Lies are lies, plain and simple. A common misconception is that lying by omission doesn’t count… that’s just incorrect. Clearly if it’s something you aren’t willing to say out loud and just because you don’t say it doesn’t make it okay. I’m not going to say I’ve never lied before because that would be a gigantic lie in and of itself but I’ve learned my lesson…when you lie, it ALWAYS comes and bites you in the ass later. So I try to avoid lying at all costs, it’s proven to be a good choice because I haven’t been in trouble lately and my relationships with the people that matter are stronger than ever.
I think in my life there have been a few lies that have stuck out more than others. When I think lying by omission, my mind goes straight to the moment my brother spoke the words, “Oh yeah dad is engaged.”
Apparently, without letting anyone know, my dad proposed to his girlfriend of 6 months. Let me just mention that he and my mother were together for 13 years and he never popped the question. That thought disgusts me, but more than that, the idea that he wouldn’t even have the courage to tell me to my face that he did it. I just don’t understand, how can someone do that to another person? Your going to try to get me to like your girlfriend but you won’t even tell me that your planning to wife her up, it’s just uncanny.

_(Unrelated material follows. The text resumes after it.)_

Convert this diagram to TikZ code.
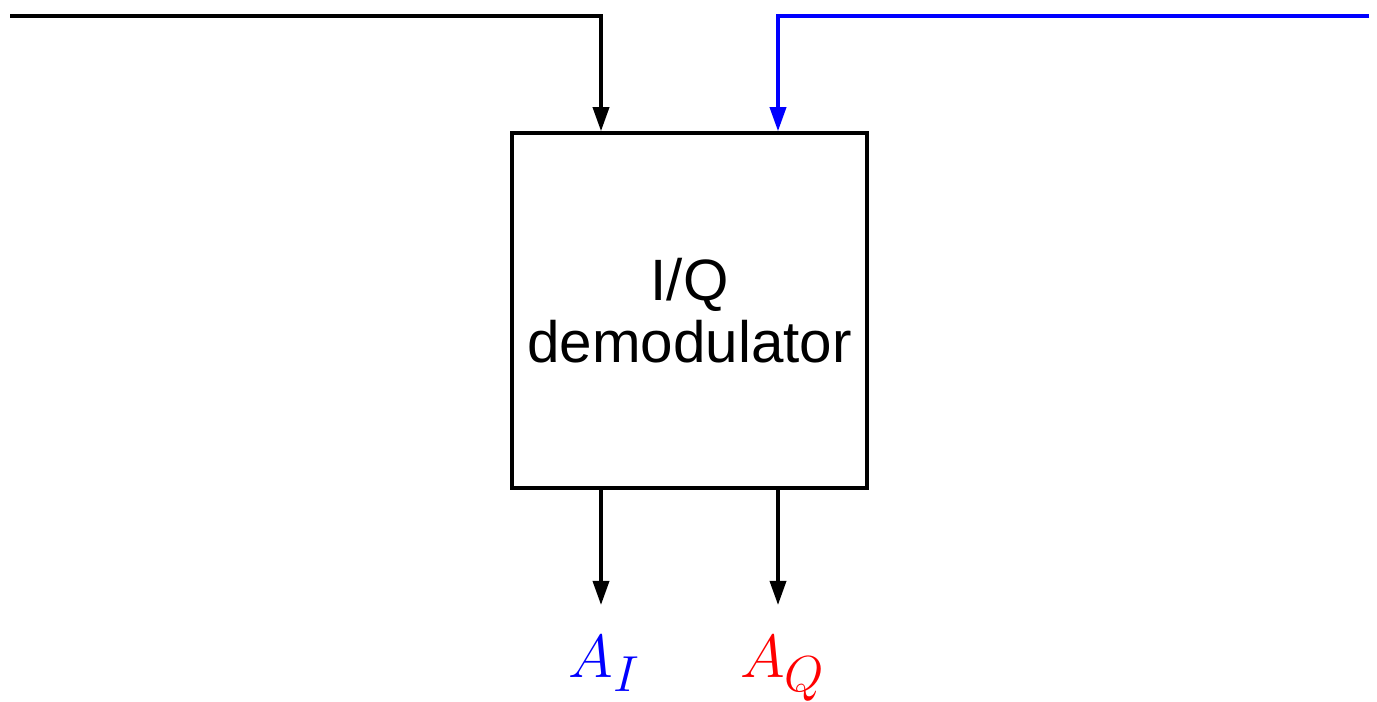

What frustrated me was the fact that I found out a couple weeks prior to my 17th birthday. I hadn’t talked to my dad in weeks but he asked to take me to dinner for my birthday, I said yes but only if my brother and a couple friends could come. He agreed. He took us all out to my favorite sushi restaurant and the entire time I knew that he was engaged, yet through that entire night he neglected to mention it. That is something I will never comprehend. It was also the moment I knew he had lost the little amount of respect I had left for him after cheating on my mom.
It’s funny, everyone I’ve talked to now that my parent’s are split up tell me the same thing. They all thought my dad was a lair and untrustworthy…even a little slimy, but no one was willing to speak up. When in fact, their words may have saved my family so much trouble. Through this, through all the pain, I took an important lesson away. That being, no matter how hard it may be to tell someone the truth, it’s better to do so than speak lies and in turn destroy what could have never been broken.